Experimental study of droplet deformation and breakup in a jet-stirred homogeneous isotropic turbulent water tunnel.

Abstract

Considering global greenhouse gas emissions and climate goals, a promising method of reducing carbon emissions is the CO2 capture and transport via subsea lines and wells to be stored in depleted oil and gas reservoirs in subsea sediments. The CO2 capture involves the use of subsea separators that usually must deal with mixtures of oil, water and gas. Separation efficiency depends on the liquid mixture effective viscosity, which can be very different whether the continuous liquid is water or oil. The continuous phase inversion is a process that occurs in flows involving two liquids, and it is important in several applications, processes and industries, as oil-and-gas, food, and chemistry.

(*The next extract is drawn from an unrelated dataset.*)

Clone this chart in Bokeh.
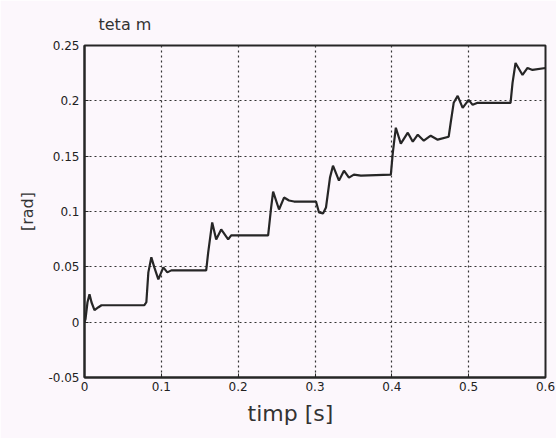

It happens when the dispersed phase takes the place of the continuous phase and vice-versa. Large changes in the mixture effective viscosity and pressure drop in pipelines are related to phase inversion. One key parameter for designing separators or predicting phase inversion in a subsea line is the prediction of droplet diameter in turbulent flow. Many studies on theoretical or empirical models for the prediction of droplet diameter in turbulent flow have been developed in the last years, especially for fluids with low viscosity. However, the droplet viscosity can affect significantly the breakup process and the drop diameter. In this research, experiments will be carried out in a new jet-stirred turbulent water tunnel capable of producing high Reynolds numbers, high energy dissipation rates, and feature excellent isotropy and homogeneity. The aim is to investigate droplet deformation and breakup in turbulence in the framework of the Kolmogorov-Hinze assumption, using high-viscosity droplets that are expected to stretch and form thin filaments. The new data on turbulent energy dissipation rate will be used to develop a phenomenological model for predicting viscous droplet diameter.